Beginning with the first line of the data below, extract each line up to and including the one containing "from bokeh.resources import INLINE". Copy them exactly and add nothing.
►
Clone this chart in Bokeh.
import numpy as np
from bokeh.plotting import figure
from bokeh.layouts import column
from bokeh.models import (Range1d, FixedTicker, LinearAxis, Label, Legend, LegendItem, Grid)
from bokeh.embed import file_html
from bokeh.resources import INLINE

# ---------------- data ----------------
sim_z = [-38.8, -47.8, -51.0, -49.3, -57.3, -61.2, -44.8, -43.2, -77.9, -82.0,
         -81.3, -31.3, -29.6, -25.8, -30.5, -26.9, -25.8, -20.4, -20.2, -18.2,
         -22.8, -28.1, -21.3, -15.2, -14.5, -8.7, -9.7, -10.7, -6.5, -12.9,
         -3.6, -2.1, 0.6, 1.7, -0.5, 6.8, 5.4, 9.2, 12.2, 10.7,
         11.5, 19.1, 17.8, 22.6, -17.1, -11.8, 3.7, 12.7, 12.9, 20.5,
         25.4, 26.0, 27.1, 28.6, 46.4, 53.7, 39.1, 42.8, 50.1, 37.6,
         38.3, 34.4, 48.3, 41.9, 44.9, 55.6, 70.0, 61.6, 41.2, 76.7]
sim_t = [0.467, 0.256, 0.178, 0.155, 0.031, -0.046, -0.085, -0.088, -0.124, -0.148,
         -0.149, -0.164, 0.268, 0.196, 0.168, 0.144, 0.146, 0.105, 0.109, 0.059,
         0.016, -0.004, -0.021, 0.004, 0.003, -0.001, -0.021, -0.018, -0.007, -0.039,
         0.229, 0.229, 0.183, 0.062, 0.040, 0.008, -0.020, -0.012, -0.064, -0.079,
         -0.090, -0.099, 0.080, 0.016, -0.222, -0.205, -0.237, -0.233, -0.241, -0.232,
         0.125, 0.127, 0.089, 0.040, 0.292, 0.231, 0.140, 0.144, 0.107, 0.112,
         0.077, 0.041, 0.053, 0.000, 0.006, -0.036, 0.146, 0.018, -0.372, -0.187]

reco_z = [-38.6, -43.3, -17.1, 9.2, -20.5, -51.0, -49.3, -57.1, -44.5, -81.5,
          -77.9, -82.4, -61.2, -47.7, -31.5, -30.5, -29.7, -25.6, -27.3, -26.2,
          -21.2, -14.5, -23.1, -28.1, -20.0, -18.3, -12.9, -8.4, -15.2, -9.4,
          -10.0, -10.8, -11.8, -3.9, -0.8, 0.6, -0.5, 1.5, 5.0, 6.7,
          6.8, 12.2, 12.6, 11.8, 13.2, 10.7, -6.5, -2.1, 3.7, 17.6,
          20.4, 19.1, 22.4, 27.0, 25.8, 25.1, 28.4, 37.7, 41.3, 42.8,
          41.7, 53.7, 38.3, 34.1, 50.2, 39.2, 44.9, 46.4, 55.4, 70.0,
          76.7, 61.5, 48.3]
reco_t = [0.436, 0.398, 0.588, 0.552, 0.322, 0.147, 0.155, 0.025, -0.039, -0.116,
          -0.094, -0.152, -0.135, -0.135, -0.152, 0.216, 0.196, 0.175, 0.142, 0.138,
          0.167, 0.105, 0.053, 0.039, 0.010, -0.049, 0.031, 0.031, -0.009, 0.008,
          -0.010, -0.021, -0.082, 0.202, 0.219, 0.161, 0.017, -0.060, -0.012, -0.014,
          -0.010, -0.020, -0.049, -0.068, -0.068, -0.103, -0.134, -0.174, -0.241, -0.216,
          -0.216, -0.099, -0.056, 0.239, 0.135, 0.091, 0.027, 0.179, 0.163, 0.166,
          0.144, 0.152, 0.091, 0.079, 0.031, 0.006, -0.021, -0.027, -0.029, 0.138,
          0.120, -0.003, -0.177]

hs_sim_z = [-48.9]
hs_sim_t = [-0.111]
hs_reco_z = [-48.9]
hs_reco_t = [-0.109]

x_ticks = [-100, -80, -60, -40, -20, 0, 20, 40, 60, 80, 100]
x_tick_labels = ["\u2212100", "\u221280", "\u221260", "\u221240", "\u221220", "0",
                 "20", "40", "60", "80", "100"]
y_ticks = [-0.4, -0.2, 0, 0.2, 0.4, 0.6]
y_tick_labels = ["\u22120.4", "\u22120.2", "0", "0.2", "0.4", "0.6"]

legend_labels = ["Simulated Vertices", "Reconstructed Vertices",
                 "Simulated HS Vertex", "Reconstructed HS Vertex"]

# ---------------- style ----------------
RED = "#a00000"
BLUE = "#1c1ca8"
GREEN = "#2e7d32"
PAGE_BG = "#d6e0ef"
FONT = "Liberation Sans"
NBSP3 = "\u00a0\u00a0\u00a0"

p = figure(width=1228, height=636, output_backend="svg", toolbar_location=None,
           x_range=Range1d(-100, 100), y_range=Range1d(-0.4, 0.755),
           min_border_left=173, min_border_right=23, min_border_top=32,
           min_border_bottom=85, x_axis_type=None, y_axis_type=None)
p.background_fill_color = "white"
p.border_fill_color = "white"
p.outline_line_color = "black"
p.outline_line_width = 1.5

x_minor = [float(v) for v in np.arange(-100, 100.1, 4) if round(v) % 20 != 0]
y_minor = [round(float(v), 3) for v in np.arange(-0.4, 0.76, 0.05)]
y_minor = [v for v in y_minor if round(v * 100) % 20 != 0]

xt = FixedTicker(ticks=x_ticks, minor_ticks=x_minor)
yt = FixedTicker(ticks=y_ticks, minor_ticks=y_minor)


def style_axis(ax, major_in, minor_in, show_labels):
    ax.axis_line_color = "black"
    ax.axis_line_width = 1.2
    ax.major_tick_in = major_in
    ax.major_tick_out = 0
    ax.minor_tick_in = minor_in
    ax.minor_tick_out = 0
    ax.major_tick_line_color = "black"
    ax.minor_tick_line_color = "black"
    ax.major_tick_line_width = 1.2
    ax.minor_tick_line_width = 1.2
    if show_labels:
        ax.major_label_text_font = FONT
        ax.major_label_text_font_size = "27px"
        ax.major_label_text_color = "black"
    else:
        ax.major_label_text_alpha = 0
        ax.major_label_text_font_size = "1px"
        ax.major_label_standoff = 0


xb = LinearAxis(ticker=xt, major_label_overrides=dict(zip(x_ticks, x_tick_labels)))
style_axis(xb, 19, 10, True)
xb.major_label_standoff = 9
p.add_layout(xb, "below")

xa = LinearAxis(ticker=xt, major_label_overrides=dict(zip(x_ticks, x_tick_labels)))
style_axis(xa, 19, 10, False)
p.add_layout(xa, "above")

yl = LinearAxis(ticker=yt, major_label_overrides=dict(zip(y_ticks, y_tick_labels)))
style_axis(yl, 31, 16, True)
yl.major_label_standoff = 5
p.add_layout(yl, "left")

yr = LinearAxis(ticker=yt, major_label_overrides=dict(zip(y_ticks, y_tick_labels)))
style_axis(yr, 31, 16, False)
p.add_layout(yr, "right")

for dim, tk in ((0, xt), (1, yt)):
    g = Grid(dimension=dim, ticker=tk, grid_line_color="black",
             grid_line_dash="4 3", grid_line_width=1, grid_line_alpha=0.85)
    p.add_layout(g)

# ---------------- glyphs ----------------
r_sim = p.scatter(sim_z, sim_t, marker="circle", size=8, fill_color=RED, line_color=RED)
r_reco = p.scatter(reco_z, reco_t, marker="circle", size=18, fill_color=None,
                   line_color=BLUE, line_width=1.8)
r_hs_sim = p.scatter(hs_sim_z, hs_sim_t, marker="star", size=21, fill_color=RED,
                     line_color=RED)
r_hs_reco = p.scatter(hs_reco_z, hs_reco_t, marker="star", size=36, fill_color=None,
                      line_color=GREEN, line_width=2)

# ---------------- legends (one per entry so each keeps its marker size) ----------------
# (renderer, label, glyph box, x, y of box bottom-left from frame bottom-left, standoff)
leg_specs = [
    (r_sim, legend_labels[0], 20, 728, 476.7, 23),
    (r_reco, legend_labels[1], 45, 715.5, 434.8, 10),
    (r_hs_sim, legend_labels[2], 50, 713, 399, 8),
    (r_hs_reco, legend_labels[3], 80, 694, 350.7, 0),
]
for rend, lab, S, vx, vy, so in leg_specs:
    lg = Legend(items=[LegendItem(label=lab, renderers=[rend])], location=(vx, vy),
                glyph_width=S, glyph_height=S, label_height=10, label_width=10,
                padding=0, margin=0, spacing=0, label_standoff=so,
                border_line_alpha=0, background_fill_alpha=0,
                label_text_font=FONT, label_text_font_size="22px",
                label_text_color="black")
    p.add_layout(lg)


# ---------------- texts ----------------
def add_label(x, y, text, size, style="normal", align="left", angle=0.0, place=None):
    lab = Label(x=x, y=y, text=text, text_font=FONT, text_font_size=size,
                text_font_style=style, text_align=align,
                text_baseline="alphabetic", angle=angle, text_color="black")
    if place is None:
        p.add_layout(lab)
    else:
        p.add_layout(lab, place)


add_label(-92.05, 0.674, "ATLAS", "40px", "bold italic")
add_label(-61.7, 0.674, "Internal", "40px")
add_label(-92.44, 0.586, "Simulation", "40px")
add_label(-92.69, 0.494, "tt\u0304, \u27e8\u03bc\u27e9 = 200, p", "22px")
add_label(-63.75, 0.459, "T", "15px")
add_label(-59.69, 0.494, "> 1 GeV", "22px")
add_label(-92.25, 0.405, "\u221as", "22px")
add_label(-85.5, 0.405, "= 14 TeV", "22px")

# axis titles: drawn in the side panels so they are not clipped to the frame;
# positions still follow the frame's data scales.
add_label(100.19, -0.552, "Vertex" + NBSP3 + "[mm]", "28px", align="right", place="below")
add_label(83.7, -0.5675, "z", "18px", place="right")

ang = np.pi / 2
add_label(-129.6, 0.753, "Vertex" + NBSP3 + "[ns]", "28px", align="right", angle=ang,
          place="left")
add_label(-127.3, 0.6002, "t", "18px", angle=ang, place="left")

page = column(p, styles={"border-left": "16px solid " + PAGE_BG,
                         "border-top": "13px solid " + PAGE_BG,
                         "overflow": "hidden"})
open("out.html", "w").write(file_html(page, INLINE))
◄
### Finished answer
Clone this chart in Bokeh.
import numpy as np
from bokeh.plotting import figure
from bokeh.layouts import column
from bokeh.models import (Range1d, FixedTicker, LinearAxis, Label, Legend, LegendItem, Grid)
from bokeh.embed import file_html
from bokeh.resources import INLINE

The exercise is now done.